Every other country’s police had an LGBT employee network: “These were hugely important,” he says. “You could have gay police officers who could meet other gay officers and just go for a drink and have a conversation and not have to hide.

“So I decided we really needed something similar in Ireland. That’s what started the long, slow, quite tedious process of setting up G Force. It was the most important project I ever did. It was important, but not enjoyable. It was hugely challenging and I learned a lot from it, but I wouldn’t want to do it again.

“It’s management’s job to manage. It shouldn’t be up to the ‘gay garda’ or the ‘Chinese garda’ to be a ‘poster boy’ for a respectful and inclusive workplace,” he declared, emphatically.

“Frontline officers across Europe have taken risks so that their colleagues could feel comfortable coming to work. They took the lead as their managers wouldn’t support their staff. That’s wrong.

“I came home thinking, ‘Well, they’ve sorted everything in Europe and we’re a disaster’. The reality was it was sort of a disaster in most places across Europe and we were just slightly behind them.

Ambassador

“If you don’t have a network to provide a safe space for employees nothing will move,” says Franey, who has recently stepped down as vice-president of the EGPA after seven years, to become a training ambassador for the association.

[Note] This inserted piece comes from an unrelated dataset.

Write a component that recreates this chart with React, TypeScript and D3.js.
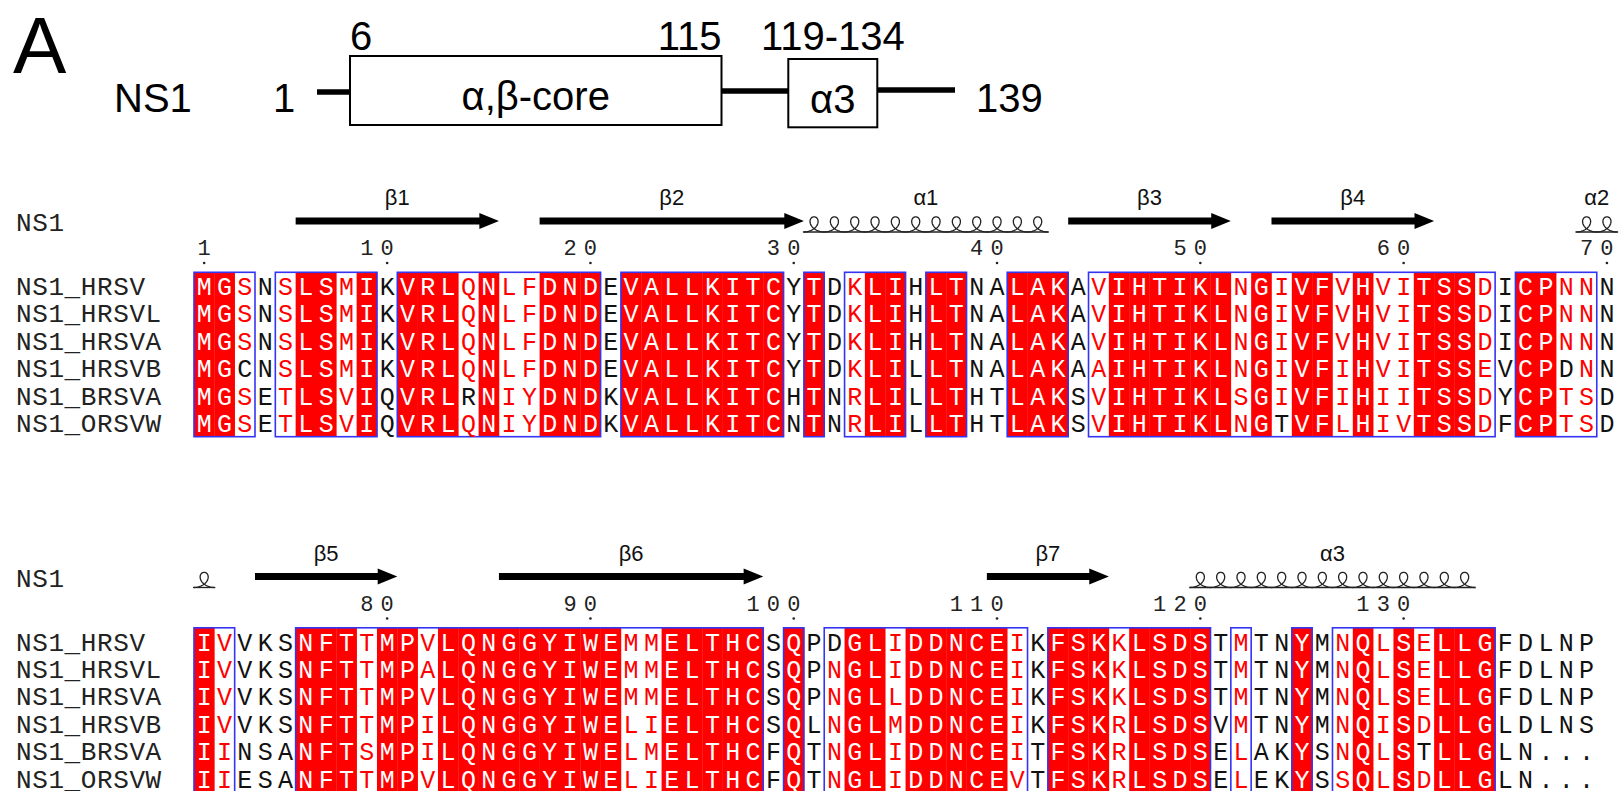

“I side-stepped the board role. I was on it a long time, it was time to move off and let other people get involved,” he said, “They asked if I’d stay and do the training work, so I did.

“Because it’s a very practical way to design materials that police officers across the EU to make life better for both LGBT police officers and the public,” he said. Now, Franey is helping the Council of Europe to design training programmes.

“We don’t have some of the acute issues that they face on the continent, so the material for us wasn’t necessarily suitable. I’d been trying to get through to the Council of Europe for years that we need one good LGBT hate-crime manual that essentially covers all the bases, provides all the skills they need, and can be quite adaptable and be used anywhere.”

Different countries have differing training programmes, but there was nothing that covered all the LGBT issues that could help officers “at a crime scene in a very practical way”.

Very grounded

The Council of Europe listened. “We spent about six months researching everything out there and came up with what I think is a very grounded package that the police anywhere in Europe, probably anywhere in the world, can just pick up and say there’s bits in this I can learn from.”

Commenting on President Donald Trump’s ban on transgender people in the US military, Franey says:

“It is always a cause for concern when you see a minority group being scapegoated particularly for the purposes of hiding other problems.

“The trans community is a really soft target, really easy to pick on. Most people don’t know what’s going on, they don’t really get the concept. Transgender people are still exceptionally vulnerable.

“The community is very small in terms of being an open, visible community, they’re easy targets. If it can happen in America, it can happen across Europe. It is worrying,” he said.

Unwilling to comment on the Templemore accounting controversy that has dominated Oireachtas Public Account Committee meetings, the Phoenix Park-based Franey understands the frustrations of front-line officers.

“It’s challenging when you’re getting this stuff thrown back at you all the time, the only answers to these problems are – for those people – everyday positive engagement.

“We’ve a really, really good policing structure here that they don’t have anywhere else. The community policing ethos that we have has kept the Garda going no matter how difficult things have got.

“I don’t see much evidence of that when I deal with a lot of European police services. It’s just not there. A huge amount has changed in An Garda Síochána in the last 17 years, the last three especially.

“Ireland has moved on and so has the guards. There are still big challenges, but we’re entering a whole new era of policing. Change is coming and it’s coming fast.”